Since the advent of Wi-Fi many years ago, a good number of us would use some form of it in our homes and workplaces. You would be hard pressed to find a laptop or decent smartphone without Wi-Fi and many ISPs provide the option of receiving wireless router modems (if not already the default option).
What most wouldn’t realise is that there is limited spectrum on the 2.4GHz range for use by 802.11b, 802.11g and 802.11n devices. Furthermore, a lot of other wireless devices share the same unlicensed spectrum, including but not limited to:
– Bluetooth devices,
– some cordless telephones,
– wireless AV transmitters.
So why is this a problem?
Imagine you have a long pipe and you spoke to someone through it. That arrangement would work fine as long as you worked out who spoke and who listened at any given time. You could have a group of people on each end having a conversation with each other but the effective speed of each one of those conversations would slow down as you added more people.
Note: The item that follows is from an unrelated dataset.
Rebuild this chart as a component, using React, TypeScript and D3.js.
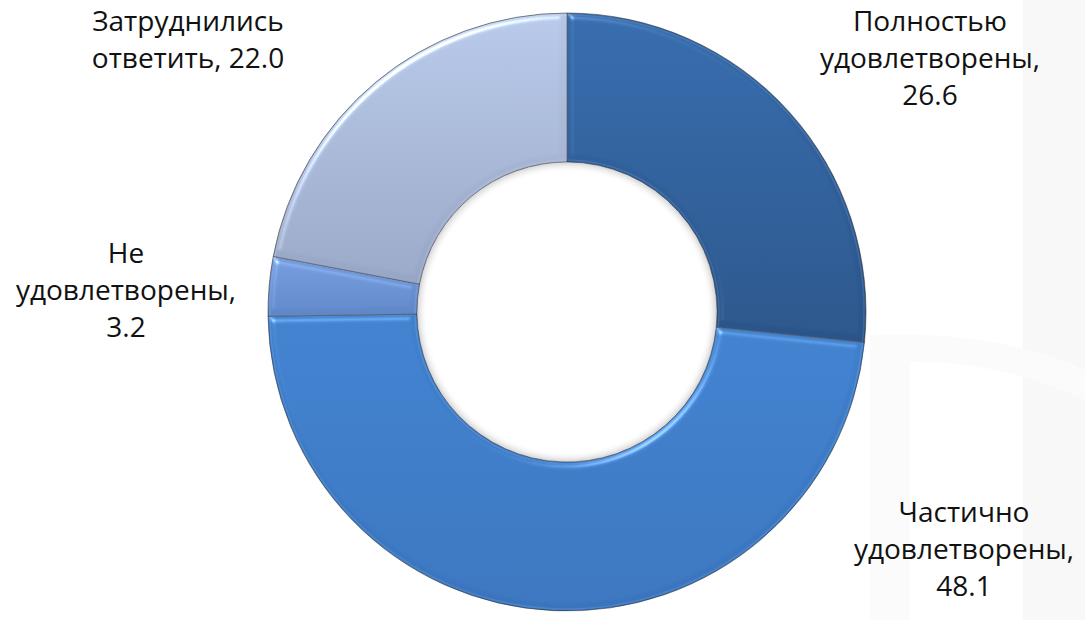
import React from "react";
import * as d3 from "d3";

// ---- data ----
const categories = [
  "Полностью удовлетворены",
  "Частично удовлетворены",
  "Не удовлетворены",
  "Затруднились ответить",
];
const values = [26.6, 48.1, 3.2, 22.0];
const labelLines = [
  ["Полностью", "удовлетворены,"],
  ["Частично", "удовлетворены,"],
  ["Не", "удовлетворены,"],
  ["Затруднились", "ответить,"],
];
const valueInline = [false, false, false, true];

// ---- layout / style ----
const W = 1085;
const H = 620;
const CX = 567;
const CY = 312;
const R_OUT = 299;
const R_IN = 150;
const LINE_H = 37;
const labelAnchors = [
  { x: 930, y: 31 },
  { x: 964, y: 522 },
  { x: 126, y: 263 },
  { x: 188, y: 31 },
];
const gradStops = [
  ["#346aab", "#2a5489"],
  ["#3f80cd", "#3a74bd"],
  ["#739bdb", "#5f86c6"],
  ["#b6c6e6", "#97a6c4"],
];

export default function App() {
  const pie = d3
    .pie<number>()
    .sort(null)
    .value((d) => d)
    .startAngle(0)
    .endAngle(2 * Math.PI);
  const arcs = pie(values);
  const arc = d3.arc<d3.PieArcDatum<number>>().innerRadius(R_IN).outerRadius(R_OUT);
  const arcInset = d3
    .arc<d3.PieArcDatum<number>>()
    .innerRadius(R_IN + 2)
    .outerRadius(R_OUT - 2);

  return (
    <svg
      width={W}
      height={H}
      style={{ position: "absolute", left: 0, top: 0, background: "#ffffff" }}
      fontFamily="'Open Sans', 'Noto Sans', sans-serif"
    >
      <defs>
        {gradStops.map((s, i) => (
          <linearGradient key={i} id={`g${i}`} x1="0" y1="0" x2="0" y2="1">
            <stop offset="0%" stopColor={s[0]} />
            <stop offset="100%" stopColor={s[1]} />
          </linearGradient>
        ))}
        <filter
          id="bevel"
          x="-5%"
          y="-5%"
          width="110%"
          height="110%"
          colorInterpolationFilters="sRGB"
        >
          <feGaussianBlur in="SourceAlpha" stdDeviation="3" result="blur" />
          <feSpecularLighting
            in="blur"
            surfaceScale="4"
            specularConstant="0.7"
            specularExponent="30"
            lightingColor="#ffffff"
            result="spec"
          >
            <feDistantLight azimuth="235" elevation="38" />
          </feSpecularLighting>
          <feComposite in="spec" in2="SourceAlpha" operator="in" result="specOut" />
          <feComposite
            in="SourceGraphic"
            in2="specOut"
            operator="arithmetic"
            k1="0"
            k2="1"
            k3="0.55"
            k4="0"
          />
        </filter>
        <radialGradient id="holeShadow" cx={CX} cy={CY} r={R_IN} gradientUnits="userSpaceOnUse">
          <stop offset="93%" stopColor="#ffffff" stopOpacity="0" />
          <stop offset="100%" stopColor="#000000" stopOpacity="0.18" />
        </radialGradient>
      </defs>

      {/* faint background watermark */}
      <rect x={1023} y={0} width={62} height={H} fill="#f8f8f8" />
      <path
        d={`M 870 335 Q 1000 330 1085 370 L 1085 400 Q 1000 360 910 362 L 910 620 L 870 620 Z`}
        fill="#fbfbfb"
      />

      <g transform={`translate(${CX},${CY})`}>
        {arcs.map((a, i) => (
          <g key={i}>
            <path d={arc(a) || ""} fill={`url(#g${i})`} filter="url(#bevel)" />
            <path d={arc(a) || ""} fill="none" stroke="#2b2b2b" strokeOpacity={0.55} strokeWidth={1} />
            <path
              d={arcInset(a) || ""}
              fill="none"
              stroke="#ffffff"
              strokeOpacity={0.1}
              strokeWidth={1.5}
            />
          </g>
        ))}
      </g>
      <circle cx={CX} cy={CY} r={R_IN - 0.5} fill="url(#holeShadow)" />

      {arcs.map((a, i) => {
        const val = values[i].toFixed(1);
        const lines = valueInline[i]
          ? [...labelLines[i].slice(0, -1), `${labelLines[i][labelLines[i].length - 1]} ${val}`]
          : [...labelLines[i], val];
        const an = labelAnchors[i];
        return (
          <text
            key={i}
            x={an.x}
            y={an.y}
            textAnchor="middle"
            fontSize={28}
            fill="#111111"
            aria-label={categories[i]}
          >
            {lines.map((l, j) => (
              <tspan key={j} x={an.x} y={an.y + j * LINE_H}>
                {l}
              </tspan>
            ))}
          </text>
        );
      })}
    </svg>
  );
}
So when someone next door could use a different pipe for their conversations but starts talking down your pipe instead (and probably outside of your control) your conversations end up taking longer because of interference from your neighbour. Time is wasted by asking people to repeat themselves and further aggravating the issue.
So what is the solution?
Where possible, assign your wireless device groups to different non-overlapping channels. Essentially, this means channels 1, 6 and 11 for Wi-Fi devices. You might need to work out the channels used by neighbouring Wi-Fi networks and signal strength to work out what is best for your location. NetStumbler or WiFiFoFum are handy applications that can help you scan for networks. Other devices like AV senders or cordless telephones might have a little switch underneath to set the utilised frequency. You might need to check the documentation for specifics if they aren’t already labelled.
Otherwise, if you aren’t using a wireless device then switch it off where possible. Fewer wireless devices broadcasting means faster speeds and lower contention for everything else on that spectrum.
You might also have high draw devices with an earth leakage or internal fault that could also cause interference (like fridges when the compressor kicks in). You might need to do some sleuthing in these cases to get to the bottom of your problems though (so try turning everyhing off in the house and swithing back on one by one until you find the problematic device).
Hopefully this has given you a basic understaning of how wireless devices can compete for finite spectrum and how you can make most effective use of it.